On the Democratic side, Politico is reporting that Florida's Chief Financial Officer Alex Sink is not going to run for the seat. Although she made this declaration before Martinez announced his decision. So perhaps this development could get her interested after all.
Here's the full statement by Martinez...
Statement by Florida Republican Sen. Mel Martinez, Dec. 2, 2008:
If there is one thing I have learned over the years, it is that life can have many wonderful detours from where you think you’re going. These result from chance, adversity, and a call to duty.
As a teenager growing up in Cuba, I saw comfort and the rule of law replaced by tyranny and communist oppression. I saw people beaten for practicing their faith. I remember those who spoke out vanishing -– never to be seen again.
My parents, with the help of the Catholic Church, sent me here, to the United States –- a place to be safe until we could be reunited.
It was here that I learned the greatness of this country -– and the genuine goodness of the American people. I lived with two foster families –- good, decent, loving people who answered a call from the pulpit one Sunday to take in a boy they did not know, from a country they had never seen, who spoke a language they did not understand.
I thank God for the Young and Berkmeyer families. They helped me understand what it means to be American –- what it is to aspire to live the American dream -– and the profound virtue of giving back to your community.
After four years I was reunited with my family. I went to college and law school. I met the woman who would become my best friend, my partner and counsel. Kitty and I settled in Orlando – my only true home after I left Cuba.
We started a family, sent our two older children, Lauren and John, to Bishop Moore High School –- the same school I attended –- and where our younger son, Andrew, started as a freshman this year. Orlando is where I built a law practice, and where I was encouraged to become an active member of this vibrant and growing community.
After years of involvement in numerous community organizations and boards and with encouragement from many friends, I threw my hat into the political ring, running for Orange County Mayor.
"What an honor it would be,” I thought, “to serve as Mayor of the community that took me in.” It was a race where I started in last place. Pundits openly wondered whether a Hispanic could be elected Orange County Mayor at a time when only 5% of the registered voters in our county were Hispanic.
So in November of 1998 I began my term believing that after four -– or maybe eight years at most –- I would return to the private sector. Neither my family nor I had planned or hoped for anything different.
You all know that one thing led to another. From Mayor, I went to serve in the President’s Cabinet. From there, I made the run for U.S. Senate. Again, I started in last place, ran against an impressive field of candidates who had the resources and statewide recognition that should have ended my run early on.
Those who volunteered with me knew the odds were against us; no other office holder had been elected on their first statewide run.
But we persevered. We proved the American Dream is alive and well, especially when an immigrant arriving here with nothing can one day be elected to serve in the United States Senate.
The Senate is the only federal office carrying a six-year term, so a decision about whether to run for re-election is one that my family and I have carefully considered over the past year.

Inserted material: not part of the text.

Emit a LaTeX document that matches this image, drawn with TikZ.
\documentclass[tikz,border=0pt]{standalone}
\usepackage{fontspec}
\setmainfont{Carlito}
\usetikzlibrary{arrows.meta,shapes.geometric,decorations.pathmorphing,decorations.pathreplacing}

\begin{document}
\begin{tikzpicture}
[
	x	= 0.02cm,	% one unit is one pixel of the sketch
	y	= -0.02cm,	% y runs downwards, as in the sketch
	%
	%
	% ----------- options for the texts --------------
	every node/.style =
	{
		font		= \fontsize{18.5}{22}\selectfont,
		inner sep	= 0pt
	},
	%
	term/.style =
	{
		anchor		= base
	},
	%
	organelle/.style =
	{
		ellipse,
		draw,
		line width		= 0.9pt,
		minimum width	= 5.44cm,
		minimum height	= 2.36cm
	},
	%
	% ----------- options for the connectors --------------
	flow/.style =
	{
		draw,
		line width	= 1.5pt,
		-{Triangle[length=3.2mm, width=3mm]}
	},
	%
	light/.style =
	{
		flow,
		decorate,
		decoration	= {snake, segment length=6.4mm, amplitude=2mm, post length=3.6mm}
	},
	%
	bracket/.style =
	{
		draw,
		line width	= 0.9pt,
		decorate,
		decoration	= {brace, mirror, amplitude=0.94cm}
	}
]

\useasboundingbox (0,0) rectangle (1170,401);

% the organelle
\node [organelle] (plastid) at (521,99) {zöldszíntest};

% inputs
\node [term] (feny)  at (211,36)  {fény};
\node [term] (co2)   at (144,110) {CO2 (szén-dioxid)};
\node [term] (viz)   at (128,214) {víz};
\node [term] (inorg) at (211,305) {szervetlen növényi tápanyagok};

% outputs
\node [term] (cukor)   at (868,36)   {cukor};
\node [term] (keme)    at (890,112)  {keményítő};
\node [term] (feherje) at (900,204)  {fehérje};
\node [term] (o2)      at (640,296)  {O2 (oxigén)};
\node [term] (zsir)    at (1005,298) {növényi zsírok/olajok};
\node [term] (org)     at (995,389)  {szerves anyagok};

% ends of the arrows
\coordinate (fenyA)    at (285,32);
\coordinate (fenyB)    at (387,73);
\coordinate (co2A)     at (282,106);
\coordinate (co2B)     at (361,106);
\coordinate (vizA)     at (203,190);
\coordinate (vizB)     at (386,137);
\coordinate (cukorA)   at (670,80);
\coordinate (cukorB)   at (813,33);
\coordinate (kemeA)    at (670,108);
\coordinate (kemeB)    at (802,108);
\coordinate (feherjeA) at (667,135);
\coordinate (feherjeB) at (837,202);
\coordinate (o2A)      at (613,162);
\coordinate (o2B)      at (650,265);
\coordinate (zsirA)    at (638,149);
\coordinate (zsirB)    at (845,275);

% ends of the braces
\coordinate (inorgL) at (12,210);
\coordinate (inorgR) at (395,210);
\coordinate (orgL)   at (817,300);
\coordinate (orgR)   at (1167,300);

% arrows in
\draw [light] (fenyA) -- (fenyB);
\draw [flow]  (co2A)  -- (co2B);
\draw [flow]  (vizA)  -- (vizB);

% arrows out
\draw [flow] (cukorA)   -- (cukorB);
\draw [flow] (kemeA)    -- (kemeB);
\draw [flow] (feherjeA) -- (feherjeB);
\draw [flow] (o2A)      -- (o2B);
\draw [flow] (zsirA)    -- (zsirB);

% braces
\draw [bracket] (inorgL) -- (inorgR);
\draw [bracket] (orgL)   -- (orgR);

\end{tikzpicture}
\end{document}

It was a question that came to mind as I wrote my book –- causing me to reflect on the path I’ve chosen, and to think about, with love and gratitude, those who’ve traveled with me.
The inescapable truth, for me, is that the call to public service is strong, but the call to home, family and lifelong friends is even stronger.
So today, with deep love for this country and with sincere gratitude to the people who placed their trust in me, I announce that I will not run for reelection to the United States Senate.
I thank all of those who helped me reach the highest elected office that an immigrant can hold in this great country. And I especially thank my family, who has supported me every step of the way -– especially Kitty, who has sacrificed much more than me and without whom none of this would have been possible.
Some might try to characterize this decision in terms of political affairs. Some will say a re-election campaign would have been too difficult. But I’ve faced much tougher odds in political campaigns and in life.
My decision was not based on reelection prospects, but on what I want to do with the next eight years of my life.
The thought of devoting more time to my roles as husband, dad, granddad, brother and son to the family I love and cherish, and to be “Mel” to the friends I miss -– makes this decision far easier than one might think.
So with two years left in my term, I make this announcement today in order to give the many qualified individuals who might choose to try to succeed me an opportunity to organize and gather support.
I look forward to serving out these next two years. There are big problems facing Florida and the nation, and I will continue to do what I think is in the best interests of the people whom I represent.